Public Roadmap Examples: How Top SaaS Companies Share Their Plans
Deciding to make your roadmap public is one thing. Figuring out what it should look like is another. Here are common patterns used by successful SaaS companies, with what works and what doesn't in each approach.
Pattern 1: The Kanban Board
Issues flow through columns — Planned, In Progress, Done. Users see work moving left to right. This is the most popular format because it's intuitive and shows progress clearly.
What works: Visual progress. Users immediately understand what's active vs planned vs shipped.
What to watch: Don't let the "Planned" column grow endlessly. A column with 100 items signals no real prioritization.
Example setup: A public Linear board in kanban view with three workflow states visible.
Pattern 2: The Voting Board
A list of feature requests ranked by votes. Users browse, vote, and submit. The focus is on community input rather than team commitments.
What works: Surfaces demand. Users feel they're influencing the roadmap.
What to watch: Don't let it become a wish list with no action. Ship top-voted items regularly and communicate when you do.
Pattern 3: The Changelog-First Approach
Some companies don't show a forward-looking roadmap. Instead, they publish a detailed changelog showing everything they've shipped. The message: "We ship fast. Trust us."
What works: Shows velocity without making commitments.
What to watch: Users who want to know what's coming find this frustrating. Pair it with at least a minimal "In Progress" view.
Pattern 4: The Themed Roadmap
Issues grouped by themes — "Performance," "Integrations," "Mobile Experience" — rather than by status. This shows strategic direction without committing to specific timelines.
What works: Communicates priorities at a high level.
What to watch: Can feel vague if themes don't connect to specific issues.
Pattern 5: The Hybrid
The most effective approach combines voting, status tracking, and shipping announcements. Users submit and vote. Issues move through statuses. A changelog celebrates what shipped.

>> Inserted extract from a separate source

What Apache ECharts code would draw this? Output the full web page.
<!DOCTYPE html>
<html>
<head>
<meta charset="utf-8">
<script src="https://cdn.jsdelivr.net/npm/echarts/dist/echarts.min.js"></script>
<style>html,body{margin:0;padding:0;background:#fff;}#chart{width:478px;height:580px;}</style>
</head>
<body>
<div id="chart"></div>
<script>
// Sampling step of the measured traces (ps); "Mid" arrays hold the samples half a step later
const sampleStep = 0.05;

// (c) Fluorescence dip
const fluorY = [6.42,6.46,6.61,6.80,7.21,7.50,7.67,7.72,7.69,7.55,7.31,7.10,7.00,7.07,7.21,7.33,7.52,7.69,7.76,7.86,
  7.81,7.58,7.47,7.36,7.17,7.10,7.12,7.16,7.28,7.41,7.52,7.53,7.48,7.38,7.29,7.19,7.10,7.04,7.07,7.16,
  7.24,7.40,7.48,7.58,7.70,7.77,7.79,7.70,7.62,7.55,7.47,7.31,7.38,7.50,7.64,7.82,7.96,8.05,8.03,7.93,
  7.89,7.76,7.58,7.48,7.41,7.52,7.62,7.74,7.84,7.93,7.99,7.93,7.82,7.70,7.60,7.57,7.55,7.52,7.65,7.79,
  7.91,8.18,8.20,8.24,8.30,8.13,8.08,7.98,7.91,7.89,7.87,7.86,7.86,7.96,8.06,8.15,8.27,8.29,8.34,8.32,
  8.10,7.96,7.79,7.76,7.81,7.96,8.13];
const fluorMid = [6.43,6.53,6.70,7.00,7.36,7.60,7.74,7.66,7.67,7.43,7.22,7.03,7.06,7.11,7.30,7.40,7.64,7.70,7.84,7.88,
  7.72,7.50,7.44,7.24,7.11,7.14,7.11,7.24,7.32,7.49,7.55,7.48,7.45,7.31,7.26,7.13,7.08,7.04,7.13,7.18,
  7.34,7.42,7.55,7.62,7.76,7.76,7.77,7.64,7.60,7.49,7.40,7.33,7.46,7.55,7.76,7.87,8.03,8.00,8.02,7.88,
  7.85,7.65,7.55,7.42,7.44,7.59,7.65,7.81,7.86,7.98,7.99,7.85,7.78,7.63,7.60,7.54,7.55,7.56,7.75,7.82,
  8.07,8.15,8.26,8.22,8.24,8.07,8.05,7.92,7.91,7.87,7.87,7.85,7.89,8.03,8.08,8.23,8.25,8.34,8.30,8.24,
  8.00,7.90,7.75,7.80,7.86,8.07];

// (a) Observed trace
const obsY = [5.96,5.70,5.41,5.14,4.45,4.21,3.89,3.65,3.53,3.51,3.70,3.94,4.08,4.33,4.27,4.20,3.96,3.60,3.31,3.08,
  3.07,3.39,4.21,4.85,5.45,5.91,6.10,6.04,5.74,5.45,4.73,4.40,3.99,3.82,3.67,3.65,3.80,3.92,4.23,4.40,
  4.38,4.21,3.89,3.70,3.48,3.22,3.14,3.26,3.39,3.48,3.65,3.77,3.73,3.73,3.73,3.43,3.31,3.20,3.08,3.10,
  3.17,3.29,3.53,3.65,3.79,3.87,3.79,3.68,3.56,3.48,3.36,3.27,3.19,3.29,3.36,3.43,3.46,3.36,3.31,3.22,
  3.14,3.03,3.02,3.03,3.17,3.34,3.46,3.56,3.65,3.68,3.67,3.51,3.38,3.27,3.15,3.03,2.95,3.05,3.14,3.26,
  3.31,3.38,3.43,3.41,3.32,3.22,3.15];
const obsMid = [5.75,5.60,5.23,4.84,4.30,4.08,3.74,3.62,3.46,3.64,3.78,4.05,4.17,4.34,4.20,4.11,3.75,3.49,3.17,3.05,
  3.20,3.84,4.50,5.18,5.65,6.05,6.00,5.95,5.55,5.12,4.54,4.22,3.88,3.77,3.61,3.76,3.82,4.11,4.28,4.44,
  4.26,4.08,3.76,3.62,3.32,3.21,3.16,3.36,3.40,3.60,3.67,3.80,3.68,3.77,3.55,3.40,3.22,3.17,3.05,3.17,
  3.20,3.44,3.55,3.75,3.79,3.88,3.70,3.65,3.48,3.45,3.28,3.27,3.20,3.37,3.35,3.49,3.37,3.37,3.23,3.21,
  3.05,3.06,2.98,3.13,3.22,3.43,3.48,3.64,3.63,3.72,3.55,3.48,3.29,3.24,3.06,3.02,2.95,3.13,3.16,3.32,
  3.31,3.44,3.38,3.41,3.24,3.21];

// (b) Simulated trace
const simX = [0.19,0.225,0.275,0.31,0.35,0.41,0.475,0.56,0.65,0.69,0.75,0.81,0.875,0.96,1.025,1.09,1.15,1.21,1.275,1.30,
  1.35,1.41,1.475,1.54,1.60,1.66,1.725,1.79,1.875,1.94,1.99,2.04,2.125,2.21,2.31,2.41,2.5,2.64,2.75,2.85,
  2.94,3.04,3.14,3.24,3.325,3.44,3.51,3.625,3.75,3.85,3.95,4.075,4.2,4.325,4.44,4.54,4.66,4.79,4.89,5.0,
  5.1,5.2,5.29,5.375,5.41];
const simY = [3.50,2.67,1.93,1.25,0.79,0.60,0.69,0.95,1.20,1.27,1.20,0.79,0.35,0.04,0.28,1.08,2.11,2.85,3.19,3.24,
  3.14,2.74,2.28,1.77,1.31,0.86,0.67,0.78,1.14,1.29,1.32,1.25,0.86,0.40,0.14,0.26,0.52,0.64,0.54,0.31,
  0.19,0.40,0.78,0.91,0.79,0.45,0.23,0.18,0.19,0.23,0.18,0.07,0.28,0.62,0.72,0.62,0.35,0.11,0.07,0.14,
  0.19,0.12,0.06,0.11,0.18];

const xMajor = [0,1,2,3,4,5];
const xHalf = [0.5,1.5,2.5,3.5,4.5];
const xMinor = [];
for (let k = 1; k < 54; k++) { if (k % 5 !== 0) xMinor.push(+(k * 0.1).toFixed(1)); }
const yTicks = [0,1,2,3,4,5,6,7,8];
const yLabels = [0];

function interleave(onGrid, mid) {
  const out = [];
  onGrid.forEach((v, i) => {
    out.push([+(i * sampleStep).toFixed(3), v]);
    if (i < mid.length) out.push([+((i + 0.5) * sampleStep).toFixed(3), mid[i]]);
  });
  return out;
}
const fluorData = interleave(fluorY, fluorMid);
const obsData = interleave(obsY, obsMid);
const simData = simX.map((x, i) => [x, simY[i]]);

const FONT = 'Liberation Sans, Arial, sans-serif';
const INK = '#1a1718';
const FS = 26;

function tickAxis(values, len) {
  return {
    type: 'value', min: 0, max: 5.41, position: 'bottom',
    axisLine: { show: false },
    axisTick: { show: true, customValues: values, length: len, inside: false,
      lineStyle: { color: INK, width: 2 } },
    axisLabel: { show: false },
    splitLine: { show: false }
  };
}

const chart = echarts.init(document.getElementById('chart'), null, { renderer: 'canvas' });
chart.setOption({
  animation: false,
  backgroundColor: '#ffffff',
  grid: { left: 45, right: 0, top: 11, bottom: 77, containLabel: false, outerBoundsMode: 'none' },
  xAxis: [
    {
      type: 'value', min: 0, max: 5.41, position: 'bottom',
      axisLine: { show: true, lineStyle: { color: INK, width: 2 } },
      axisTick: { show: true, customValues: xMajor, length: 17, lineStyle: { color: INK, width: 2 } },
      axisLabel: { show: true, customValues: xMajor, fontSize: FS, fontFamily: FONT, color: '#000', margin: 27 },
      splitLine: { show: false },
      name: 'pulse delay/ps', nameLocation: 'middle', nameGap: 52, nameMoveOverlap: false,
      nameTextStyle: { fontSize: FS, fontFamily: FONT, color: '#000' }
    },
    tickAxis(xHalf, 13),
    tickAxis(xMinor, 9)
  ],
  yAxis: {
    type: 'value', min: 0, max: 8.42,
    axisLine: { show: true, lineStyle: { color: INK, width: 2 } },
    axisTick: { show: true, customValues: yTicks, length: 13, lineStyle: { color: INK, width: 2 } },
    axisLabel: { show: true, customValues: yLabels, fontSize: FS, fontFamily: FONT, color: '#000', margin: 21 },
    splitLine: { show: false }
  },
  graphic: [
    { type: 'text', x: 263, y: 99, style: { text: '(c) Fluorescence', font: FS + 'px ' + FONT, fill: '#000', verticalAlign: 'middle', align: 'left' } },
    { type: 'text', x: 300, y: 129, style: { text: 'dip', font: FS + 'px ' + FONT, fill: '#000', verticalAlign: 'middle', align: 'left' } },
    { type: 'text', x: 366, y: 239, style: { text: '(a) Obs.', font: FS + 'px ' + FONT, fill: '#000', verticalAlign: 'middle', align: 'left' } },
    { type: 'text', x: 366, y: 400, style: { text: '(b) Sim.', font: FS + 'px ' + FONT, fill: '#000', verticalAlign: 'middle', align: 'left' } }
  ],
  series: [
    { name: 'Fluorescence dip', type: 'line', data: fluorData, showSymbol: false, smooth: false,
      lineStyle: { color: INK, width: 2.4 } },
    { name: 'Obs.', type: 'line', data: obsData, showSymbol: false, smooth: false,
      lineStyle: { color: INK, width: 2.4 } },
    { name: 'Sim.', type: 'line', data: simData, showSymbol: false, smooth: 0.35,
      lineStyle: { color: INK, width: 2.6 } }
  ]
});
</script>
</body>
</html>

What works: Complete feedback loop. Users see their input lead to shipped features.
How to build it: A public Linear board with voting, submissions, kanban view, and a linked changelog.
What to Learn from These Examples
The common thread: successful public roadmaps are living documents, not static pages. They update automatically, invite participation, and close the loop between request and delivery.